**EXERCISE DETAILS:** Only the lines from the start of the data through the line containing "ax = fig.add_axes([52/602, 1-442/577, 548/602, 424/577])" should be written out, exactly as they are, with both ends included and the pictures left out.

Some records
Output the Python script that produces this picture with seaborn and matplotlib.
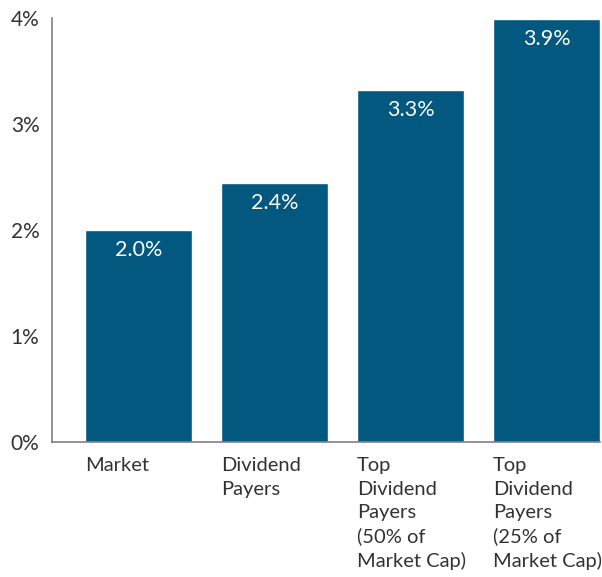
import matplotlib
matplotlib.use("Agg")
import matplotlib.pyplot as plt
import seaborn as sns
import pandas as pd

categories = ["Market", "Dividend\nPayers", "Top\nDividend\nPayers\n(50% of\nMarket Cap)",
              "Top\nDividend\nPayers\n(25% of\nMarket Cap)"]
values = [2.0, 2.44, 3.32, 3.99]
value_labels = ["2.0%", "2.4%", "3.3%", "3.9%"]
yticks = [0, 1, 2, 3, 4]
ytick_labels = ["0%", "1%", "2%", "3%", "4%"]

sns.set_style("white")
plt.rcParams['font.family'] = ['Lato', 'DejaVu Sans']

BAR = "#02587F"
TXT = "#333333"
AX = "#808080"

fig = plt.figure(figsize=(6.02, 5.77), dpi=100)
ax = fig.add_axes([52/602, 1-442/577, 548/602, 424/577])

df = pd.DataFrame({"cat": categories, "val": values})
width = 0.787
sns.barplot(data=df, x="cat", y="val", color=BAR, saturation=1, width=width, ax=ax)

ax.set_xlim(-0.636, 3 + width/2)
ax.set_ylim(0, 4)
ax.set_yticks(yticks)
ax.set_yticklabels(ytick_labels, fontsize=15, color=TXT)
ax.tick_params(axis='y', direction='in', length=11, width=1.2, color=AX, pad=9)

ax.set_xticks([i - width/2 for i in range(len(categories))])
ax.set_xticklabels(categories, ha='left', va='top', fontsize=14.5, color=TXT, linespacing=1.45)
ax.tick_params(axis='x', length=0, pad=11)
ax.set_xlabel("")
ax.set_ylabel("")

for s in ["top", "right"]:
    ax.spines[s].set_visible(False)
for s in ["left", "bottom"]:
    ax.spines[s].set_color(AX)
    ax.spines[s].set_linewidth(1.2)

for i, (v, lab) in enumerate(zip(values, value_labels)):
    ax.annotate(lab, xy=(i, v), xytext=(0, -7), textcoords="offset points",
                ha='center', va='top', fontsize=15.5, color="white")

fig.savefig("out.png", dpi=100)
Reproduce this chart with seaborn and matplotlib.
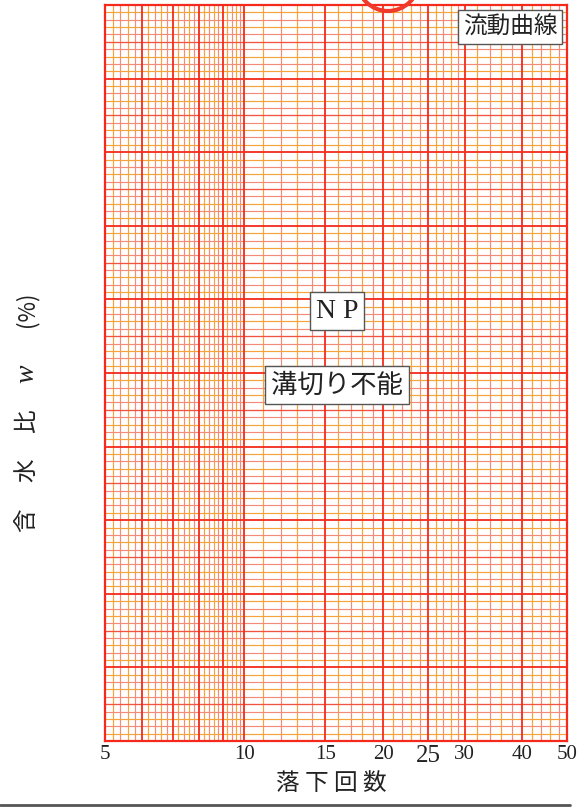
import matplotlib
matplotlib.use("Agg")
import matplotlib.pyplot as plt
import seaborn as sns
from matplotlib.patches import Ellipse

# ---------------------------------------------------------
# Grid data (semi-log flow curve paper)
# ---------------------------------------------------------
x_major = [5, 6, 7, 8, 9, 10, 15, 20, 25, 30, 40, 50]
x_minor_a = [5.2, 5.6, 6.2, 6.6, 7.2, 7.6, 8.2, 8.6, 9.2, 9.6,
             11, 13, 16, 18, 21, 23, 26, 28, 32, 36, 42, 46]
x_minor_b = [5.4, 5.8, 6.4, 6.8, 7.4, 7.8, 8.4, 8.8, 9.4, 9.8,
             12, 14, 17, 19, 22, 24, 27, 29, 34, 38, 44, 48]
y_major = [0, 10, 20, 30, 40, 50, 60, 70, 80, 90, 100]
y_mid = [5, 15, 25, 35, 45, 55, 65, 75, 85, 95]
y_minor_a = [1, 3, 7, 9, 11, 13, 17, 19, 21, 23, 27, 29, 31, 33, 37, 39,
             41, 43, 47, 49, 51, 53, 57, 59, 61, 63, 67, 69, 71, 73, 77, 79,
             81, 83, 87, 89, 91, 93, 97, 99]
y_minor_b = [2, 4, 6, 8, 12, 14, 16, 18, 22, 24, 26, 28, 32, 34, 36, 38,
             42, 44, 46, 48, 52, 54, 56, 58, 62, 64, 66, 68, 72, 74, 76, 78,
             82, 84, 86, 88, 92, 94, 96, 98]
x_tick_vals = [5, 10, 15, 20, 25, 30, 40, 50]
x_tick_labels = ["5", "10", "15", "20", "25", "30", "40", "50"]
x_label_chars = ["落", "下", "回", "数"]
y_label_chars = ["含", "水", "比"]

RED = "#f52a1c"
MIDRED = "#f4533f"
ORANGE = "#f5a43a"
PINK = "#f48a78"
INK = "#222222"

sns.set_theme(style="white")
plt.rcParams["font.family"] = ["Noto Sans CJK JP", "DejaVu Sans"]

fig = plt.figure(figsize=(5.81, 8.09), dpi=100)
fig.patch.set_facecolor("white")
ax = fig.add_axes([105 / 581, 1 - 741 / 809, 462 / 581, 736 / 809])
ax.set_facecolor("white")
ax.set_xscale("log")
ax.set_xlim(5, 50)
ax.set_ylim(0, 100)

# ---- grid lines ----
ax.vlines(x_minor_a, 0, 100, colors=ORANGE, linewidth=0.85, zorder=1)
ax.vlines(x_minor_b, 0, 100, colors=PINK, linewidth=0.85, zorder=1)
ax.hlines(y_minor_a, 5, 50, colors=ORANGE, linewidth=0.85, zorder=1)
ax.hlines(y_minor_b, 5, 50, colors=PINK, linewidth=0.85, zorder=1)
ax.hlines(y_mid, 5, 50, colors=MIDRED, linewidth=0.95, zorder=2)
ax.vlines(x_major, 0, 100, colors=RED, linewidth=1.3, zorder=3)
ax.hlines(y_major, 5, 50, colors=RED, linewidth=1.3, zorder=3)

for s in ax.spines.values():
    s.set_color(RED)
    s.set_linewidth(1.6)

# ---- ticks ----
ax.minorticks_off()
ax.set_xticks(x_tick_vals)
ax.set_xticklabels(x_tick_labels, family="Liberation Serif", fontsize=15)
ax.set_yticks([])
ax.tick_params(axis="x", length=0, pad=3, colors=INK)
for lab in ax.get_xticklabels():
    if lab.get_text() == "25":
        lab.set_fontsize(18)

# ---- text boxes ----
box = dict(boxstyle="square,pad=0.22", facecolor="white", edgecolor="#555555", linewidth=1)
fig.text(510 / 581, 1 - 27 / 809, "流動曲線", fontsize=17, ha="center", va="center",
         color=INK, bbox=box)
fig.text(337 / 581, 1 - 311 / 809, "N P", family="Liberation Serif", fontsize=20,
         ha="center", va="center", color=INK, bbox=box)
fig.text(337 / 581, 1 - 385 / 809, "溝切り不能", fontsize=19, ha="center", va="center",
         color=INK, bbox=box)

# ---- axis labels ----
for ch, xx in zip(x_label_chars, [288, 316, 345, 374]):
    fig.text(xx / 581, 1 - 784 / 809, ch, fontsize=17, ha="center", va="center", color=INK)
for ch, yy in zip(y_label_chars, [520, 470, 421]):
    fig.text(27 / 581, 1 - yy / 809, ch, fontsize=17, rotation=90, ha="center",
             va="center", color=INK)
fig.text(27 / 581, 1 - 374 / 809, "w", fontsize=20, rotation=90, ha="center",
         va="center", color=INK, family="Liberation Serif", style="italic")
fig.text(27 / 581, 1 - 309 / 809, "(%)", fontsize=16, rotation=90, ha="center",
         va="center", color=INK)

# ---- stamp fragment and bottom rule ----
stamp = Ellipse((388 / 581, 1 + 20 / 809), 62 / 581, 62 / 809, transform=fig.transFigure,
                facecolor="none", edgecolor="#f03a2a", linewidth=3, zorder=10)
fig.patches.append(stamp)
fig.add_artist(plt.Line2D([0, 570 / 581], [1 - 805 / 809, 1 - 805 / 809],
                          color="#555555", linewidth=2))

fig.savefig("out.png", dpi=100)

**TASK RESULT:**
Output the Python script that produces this picture with seaborn and matplotlib.
import matplotlib
matplotlib.use("Agg")
import matplotlib.pyplot as plt
import seaborn as sns
import pandas as pd

categories = ["Market", "Dividend\nPayers", "Top\nDividend\nPayers\n(50% of\nMarket Cap)",
              "Top\nDividend\nPayers\n(25% of\nMarket Cap)"]
values = [2.0, 2.44, 3.32, 3.99]
value_labels = ["2.0%", "2.4%", "3.3%", "3.9%"]
yticks = [0, 1, 2, 3, 4]
ytick_labels = ["0%", "1%", "2%", "3%", "4%"]

sns.set_style("white")
plt.rcParams['font.family'] = ['Lato', 'DejaVu Sans']

BAR = "#02587F"
TXT = "#333333"
AX = "#808080"

fig = plt.figure(figsize=(6.02, 5.77), dpi=100)
ax = fig.add_axes([52/602, 1-442/577, 548/602, 424/577])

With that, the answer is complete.